Dynamic hysteresis and transitions controlled by asymmetry in potential barrier shaping

TL;DR

This paper demonstrates how asymmetry in the potential barrier of a bistable system can induce dynamic hysteresis and transitions, allowing precise control over hysteresis behavior through potential design.

Contribution

It introduces a novel method to control dynamic hysteresis by implementing specific asymmetry in the potential barrier, a concept not previously explored.

Findings

Asymmetry in potential wells induces symmetry breaking in hysteresis.

Controlled asymmetry allows regulation of hysteresis extent.

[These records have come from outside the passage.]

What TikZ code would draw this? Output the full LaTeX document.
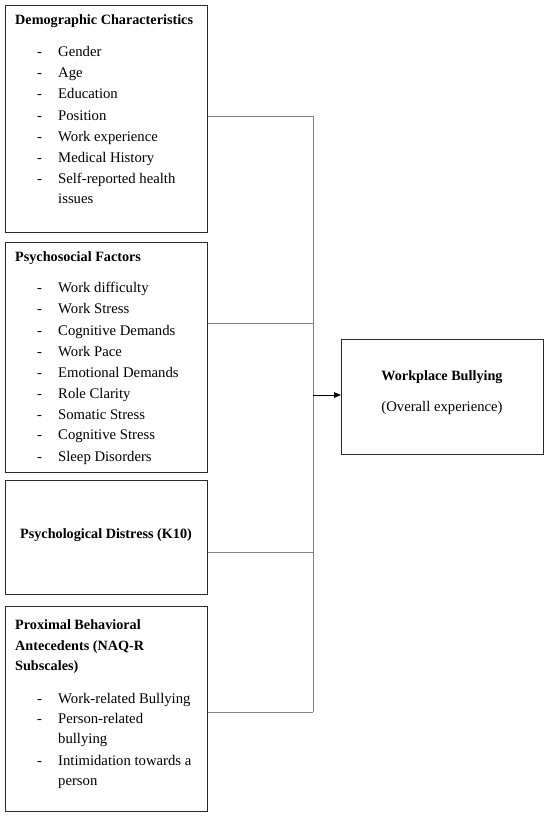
\documentclass[tikz,border=0pt]{standalone}
\usepackage{fontspec}
\setmainfont{Liberation Serif}
\usetikzlibrary{arrows.meta}
\definecolor{boxc}{HTML}{2B2B2B}
\definecolor{linec}{HTML}{808080}
\begin{document}
\begin{tikzpicture}[x=1pt,y=-1pt,
  box/.style={draw=boxc, line width=1.1pt, inner sep=0pt, anchor=north west, fill=white},
  tx/.style={inner sep=0pt, anchor=base west, font=\fontsize{14.7}{17}\selectfont},
  ttl/.style={tx, font=\fontsize{14.2}{17}\selectfont\bfseries},
  conn/.style={draw=linec, line width=0.9pt},
  arr/.style={draw=black, line width=0.8pt, -{Triangle[length=7pt,width=5.5pt]}}]
\useasboundingbox[fill=white] (0,0) rectangle (550,818);

% boxes
\node[box, minimum width=202pt, minimum height=227pt] (demo) at (5,5) {};
\node[box, minimum width=202pt, minimum height=230pt] (psy) at (5,242) {};
\node[box, minimum width=202pt, minimum height=114pt] (dist) at (5,480) {};
\node[box, minimum width=202pt, minimum height=205pt] (prox) at (5,606) {};
\node[box, minimum width=202pt, minimum height=115pt] (wb) at (341,339) {};

% box 1
\node[ttl] (demoT) at (15,25) {Demographic Characteristics};
\foreach \i/\y/\t in {1/57/Gender,2/78/Age,3/99/Education,4/121/Position,5/142/Work experience,6/163/Medical History,7/184/Self-reported health}{
  \node[tx] (demoD\i) at (37,\y) {-};
  \node[tx] (demoI\i) at (58,\y) {\t};
}
\node[tx] (demoI8) at (58,204) {issues};

% box 2
\node[ttl] (psyT) at (15,261) {Psychosocial Factors};
\foreach \i/\y/\t in {1/292/Work difficulty,2/313/Work Stress,3/335/Cognitive Demands,4/356/Work Pace,5/377/Emotional Demands,6/398/Role Clarity,7/419/Somatic Stress,8/439/Cognitive Stress,9/461/Sleep Disorders}{
  \node[tx] (psyD\i) at (37,\y) {-};
  \node[tx] (psyI\i) at (58,\y) {\t};
}

% box 3
\node[ttl, anchor=base] (distT) at (106,538) {Psychological Distress (K10)};

% box 4
\node[ttl] (proxT1) at (15,629) {Proximal Behavioral};
\node[ttl] (proxT2) at (15,650) {Antecedents (NAQ-R};
\node[ttl] (proxT3) at (15,670) {Subscales)};
\node[tx] (proxD1) at (37,703) {-};
\node[tx] (proxI1) at (58,703) {Work-related Bullying};
\node[tx] (proxD2) at (37,723) {-};
\node[tx] (proxI2) at (58,723) {Person-related};
\node[tx] (proxI2b) at (58,743) {bullying};
\node[tx] (proxD3) at (37,765) {-};
\node[tx] (proxI3) at (58,765) {Intimidation towards a};
\node[tx] (proxI3b) at (58,785) {person};

% outcome box
\node[ttl, anchor=base] (wbT) at (442,380) {Workplace Bullying};
\node[tx, anchor=base] (wbS) at (442,411) {(Overall experience)};

% connectors
\coordinate (j1) at (313,116);
\coordinate (j2) at (313,323);
\coordinate (j3) at (313,552);
\coordinate (j4) at (313,712);
\coordinate (ja) at (313,395);
\draw[conn] (demo.east |- j1) -- (j1);
\draw[conn] (psy.east |- j2) -- (j2);
\draw[conn] (dist.east |- j3) -- (j3);
\draw[conn] (prox.east |- j4) -- (j4);
\draw[conn] (j1) -- (j4);
\draw[arr] (ja) -- (wb.west |- ja);
\end{tikzpicture}
\end{document}
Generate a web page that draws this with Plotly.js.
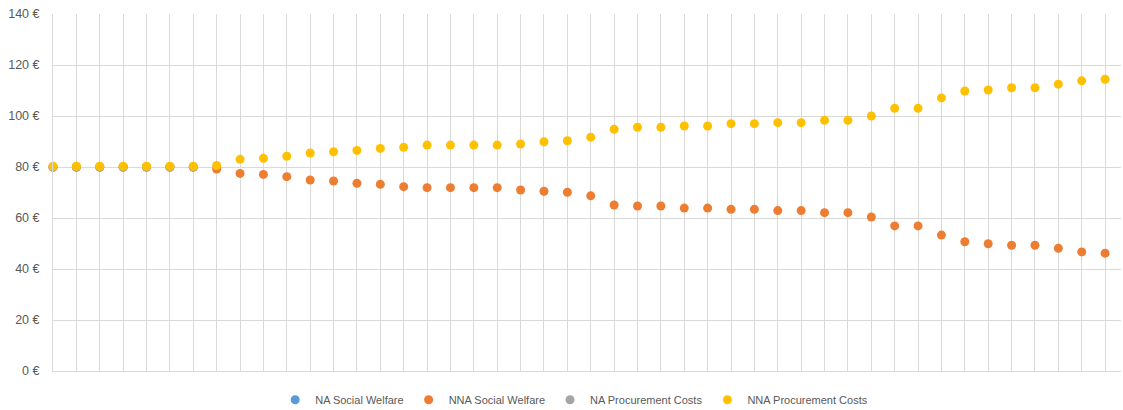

Dynamic transitions occur under moderate conditions with proper asymmetry.

Abstract

Our study unveils the precise role of the underlying potential in regulating the fundamental processes of dynamic hysteresis, which manifests in numerous natural and designed systems. We identify that it is possible to induce symmetry breaking in dynamic hysteresis, and consequently to observe dynamic transitions under moderate conditions, which is absent for the symmetric case, if appropriate asymmetry is implemented in the design of the underlying potential. This kind of asymmetry appears through the disparate widths of the two wells of the intrinsic bistable potential governing the dynamics and the barrier separating them. It is characteristically distinct from the potential in which the two minima are energetically dissimilar. Our understanding suggests that only the intrinsic asymmetry of the former type can substantially influence the elemental dynamics of the processes to generate significant effects on the outcomes. Our study presents a novel approach to quantitatively regulate the outputs, to increase or decrease the extent of dynamic hysteresis, based on the requirements, by effectively controlling the proper asymmetry of the intrinsic potential.